1 Corinthians 4

The Humility and Honor of God's Ministers


Let everyone regard us as ministers of Christ (1 Corinthians 4:1).

The word “minister” refers to a helper or assistant. In other literature, the word was used to describe things like a physician’s assistant, the role of a lictor beside a consul, a priest’s helper, or a synagogue attendant. The figure in this image is a magistrate’s helper, known as a lictor. Such persons were tasked with carrying out the commands of the magistrate. They carried a bundle of rods known as a fasces as a symbol of their delegated authority. The officers of the priests and even judges in Jerusalem in Jesus’s day had a similar role and were also described by this same word (cf. Matt 5:25; Mark 14:54).

A Tribune

The one who examines me is the Lord (1 Corinthians 4:4).

The word “examine” in this context refers to a judicial hearing (cf. Acts 12:19). The object shown in this photo is the tribune from the sanctuary of Eshmun. A tribune was the raised platform from which a praetor or magistrate exercised his authority. Although such a seat is not mentioned specifically in this verse, its function as a place of authority and judgment calls to mind the examination by God of His servants when they give account for their actions (Rom 14:12; Heb 13:17).

Going Beyond Scripture

In order that in us you might learn not to go beyond the things which are written (1 Corinthians 4:6).

In every other instance in 1 Corinthians where Paul uses the word “written,” it is an explicit reference to Scripture. This strongly indicates that Paul is admonishing the Corinthians to rest on the authority of the canon of Scripture and not go beyond it. The Hebrew Bible is represented in this photo by a number of Medieval copies of the book of Esther.

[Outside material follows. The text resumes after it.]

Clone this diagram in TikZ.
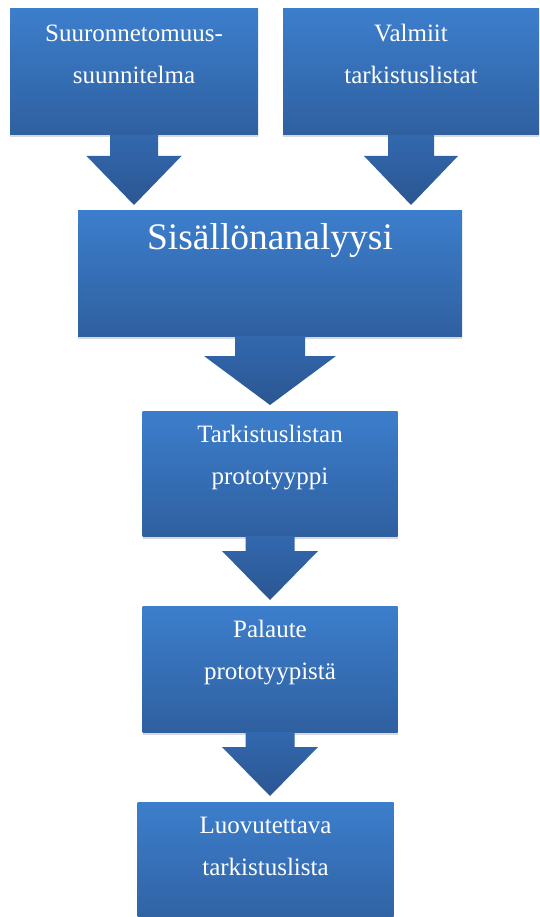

The Apostles' Death Sentence

For I think God has exhibited us apostles last of all, as men sentenced to death (1 Corinthians 4:9).

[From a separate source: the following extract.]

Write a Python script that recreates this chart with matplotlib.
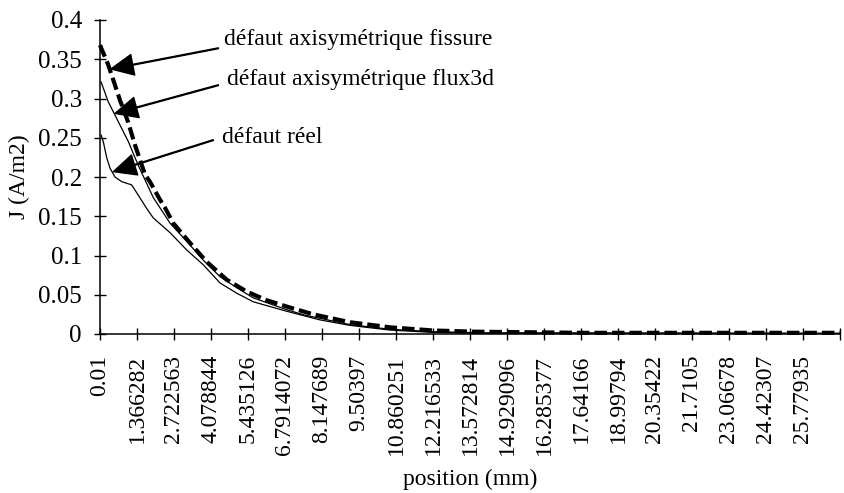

Paul and all of the twelve apostles (except John) are said to have been martyred. This statue depicts Simon the Zealot with a saw and a book, since he is supposed to have been martyred by being sawed in two. The book is a gospel book, which symbolizes his work as an apostle. This statue was photographed at the Papal Archbasilica of St. John in the Lateran in Rome.

Paul's Return

But I will come to you shortly, if the Lord wills (1 Corinthians 4:19).

When Paul returned to Corinth, his journey took him from Ephesus to Troas to Macedonia (2 Cor 2:12-13). He likely traveled by ship from Troas to Neapolis, then walked the Via Egnatia from Neapolis to Philippi (cf. Acts 16:11-12). This photo shows the Roman road known as the Via Egnatia, almost certainly used by Paul as he travelled.